The data below should be restated word for word, with every picture omitted.
————————
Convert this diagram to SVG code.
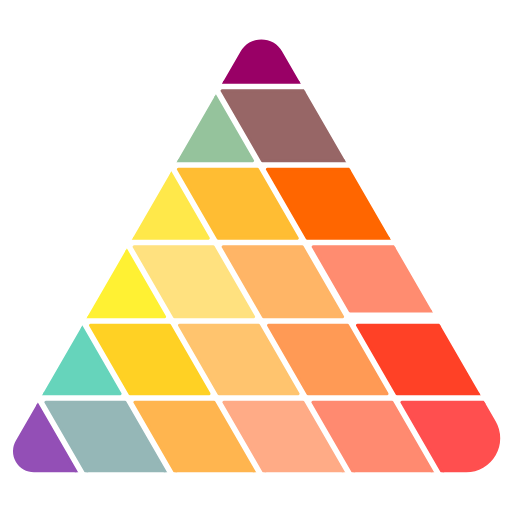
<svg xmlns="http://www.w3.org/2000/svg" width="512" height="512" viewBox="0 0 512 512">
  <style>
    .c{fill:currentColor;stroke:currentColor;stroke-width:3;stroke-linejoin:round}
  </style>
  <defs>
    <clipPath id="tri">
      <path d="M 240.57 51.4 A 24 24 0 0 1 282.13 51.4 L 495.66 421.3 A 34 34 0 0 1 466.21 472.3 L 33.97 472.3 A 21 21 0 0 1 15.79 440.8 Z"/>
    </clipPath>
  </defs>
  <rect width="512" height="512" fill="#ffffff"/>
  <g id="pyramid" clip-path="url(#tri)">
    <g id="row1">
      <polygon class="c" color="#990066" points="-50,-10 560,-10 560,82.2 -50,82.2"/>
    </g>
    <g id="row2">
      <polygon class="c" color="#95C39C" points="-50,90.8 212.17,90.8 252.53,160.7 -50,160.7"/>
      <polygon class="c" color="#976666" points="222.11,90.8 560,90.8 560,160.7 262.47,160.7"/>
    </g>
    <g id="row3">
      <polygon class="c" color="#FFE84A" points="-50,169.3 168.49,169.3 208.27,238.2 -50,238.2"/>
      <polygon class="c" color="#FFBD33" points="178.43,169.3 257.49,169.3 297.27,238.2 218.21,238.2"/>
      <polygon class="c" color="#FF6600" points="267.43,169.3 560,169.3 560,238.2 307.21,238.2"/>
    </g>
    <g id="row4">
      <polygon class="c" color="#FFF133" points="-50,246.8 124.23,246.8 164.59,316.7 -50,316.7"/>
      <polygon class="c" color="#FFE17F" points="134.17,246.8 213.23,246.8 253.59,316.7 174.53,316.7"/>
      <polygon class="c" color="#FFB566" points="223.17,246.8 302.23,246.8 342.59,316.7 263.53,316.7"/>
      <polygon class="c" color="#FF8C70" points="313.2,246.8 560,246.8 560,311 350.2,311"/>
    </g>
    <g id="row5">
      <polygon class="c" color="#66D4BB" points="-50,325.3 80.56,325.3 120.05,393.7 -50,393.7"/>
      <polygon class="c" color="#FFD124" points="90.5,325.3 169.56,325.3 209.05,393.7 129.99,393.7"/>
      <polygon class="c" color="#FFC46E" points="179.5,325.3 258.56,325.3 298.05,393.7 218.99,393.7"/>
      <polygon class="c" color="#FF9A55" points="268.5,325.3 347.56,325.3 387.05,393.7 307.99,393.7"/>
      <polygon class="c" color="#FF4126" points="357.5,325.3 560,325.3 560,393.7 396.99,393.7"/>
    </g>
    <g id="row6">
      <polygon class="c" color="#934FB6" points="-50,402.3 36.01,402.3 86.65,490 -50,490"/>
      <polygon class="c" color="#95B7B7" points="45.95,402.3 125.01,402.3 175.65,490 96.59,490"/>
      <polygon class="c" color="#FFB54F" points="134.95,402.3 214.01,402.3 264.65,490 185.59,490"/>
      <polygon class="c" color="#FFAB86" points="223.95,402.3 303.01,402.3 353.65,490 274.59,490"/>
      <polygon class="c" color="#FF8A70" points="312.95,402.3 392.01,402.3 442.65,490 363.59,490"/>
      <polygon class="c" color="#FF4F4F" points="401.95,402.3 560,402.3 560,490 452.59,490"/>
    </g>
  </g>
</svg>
————————
**CORRECT OUTPUT:**
Convert this diagram to SVG code.
<svg xmlns="http://www.w3.org/2000/svg" width="512" height="512" viewBox="0 0 512 512">
  <style>
    .c{fill:currentColor;stroke:currentColor;stroke-width:3;stroke-linejoin:round}
  </style>
  <defs>
    <clipPath id="tri">
      <path d="M 240.57 51.4 A 24 24 0 0 1 282.13 51.4 L 495.66 421.3 A 34 34 0 0 1 466.21 472.3 L 33.97 472.3 A 21 21 0 0 1 15.79 440.8 Z"/>
    </clipPath>
  </defs>
  <rect width="512" height="512" fill="#ffffff"/>
  <g id="pyramid" clip-path="url(#tri)">
    <g id="row1">
      <polygon class="c" color="#990066" points="-50,-10 560,-10 560,82.2 -50,82.2"/>
    </g>
    <g id="row2">
      <polygon class="c" color="#95C39C" points="-50,90.8 212.17,90.8 252.53,160.7 -50,160.7"/>
      <polygon class="c" color="#976666" points="222.11,90.8 560,90.8 560,160.7 262.47,160.7"/>
    </g>
    <g id="row3">
      <polygon class="c" color="#FFE84A" points="-50,169.3 168.49,169.3 208.27,238.2 -50,238.2"/>
      <polygon class="c" color="#FFBD33" points="178.43,169.3 257.49,169.3 297.27,238.2 218.21,238.2"/>
      <polygon class="c" color="#FF6600" points="267.43,169.3 560,169.3 560,238.2 307.21,238.2"/>
    </g>
    <g id="row4">
      <polygon class="c" color="#FFF133" points="-50,246.8 124.23,246.8 164.59,316.7 -50,316.7"/>
      <polygon class="c" color="#FFE17F" points="134.17,246.8 213.23,246.8 253.59,316.7 174.53,316.7"/>
      <polygon class="c" color="#FFB566" points="223.17,246.8 302.23,246.8 342.59,316.7 263.53,316.7"/>
      <polygon class="c" color="#FF8C70" points="313.2,246.8 560,246.8 560,311 350.2,311"/>
    </g>
    <g id="row5">
      <polygon class="c" color="#66D4BB" points="-50,325.3 80.56,325.3 120.05,393.7 -50,393.7"/>
      <polygon class="c" color="#FFD124" points="90.5,325.3 169.56,325.3 209.05,393.7 129.99,393.7"/>
      <polygon class="c" color="#FFC46E" points="179.5,325.3 258.56,325.3 298.05,393.7 218.99,393.7"/>
      <polygon class="c" color="#FF9A55" points="268.5,325.3 347.56,325.3 387.05,393.7 307.99,393.7"/>
      <polygon class="c" color="#FF4126" points="357.5,325.3 560,325.3 560,393.7 396.99,393.7"/>
    </g>
    <g id="row6">
      <polygon class="c" color="#934FB6" points="-50,402.3 36.01,402.3 86.65,490 -50,490"/>
      <polygon class="c" color="#95B7B7" points="45.95,402.3 125.01,402.3 175.65,490 96.59,490"/>
      <polygon class="c" color="#FFB54F" points="134.95,402.3 214.01,402.3 264.65,490 185.59,490"/>
      <polygon class="c" color="#FFAB86" points="223.95,402.3 303.01,402.3 353.65,490 274.59,490"/>
      <polygon class="c" color="#FF8A70" points="312.95,402.3 392.01,402.3 442.65,490 363.59,490"/>
      <polygon class="c" color="#FF4F4F" points="401.95,402.3 560,402.3 560,490 452.59,490"/>
    </g>
  </g>
</svg>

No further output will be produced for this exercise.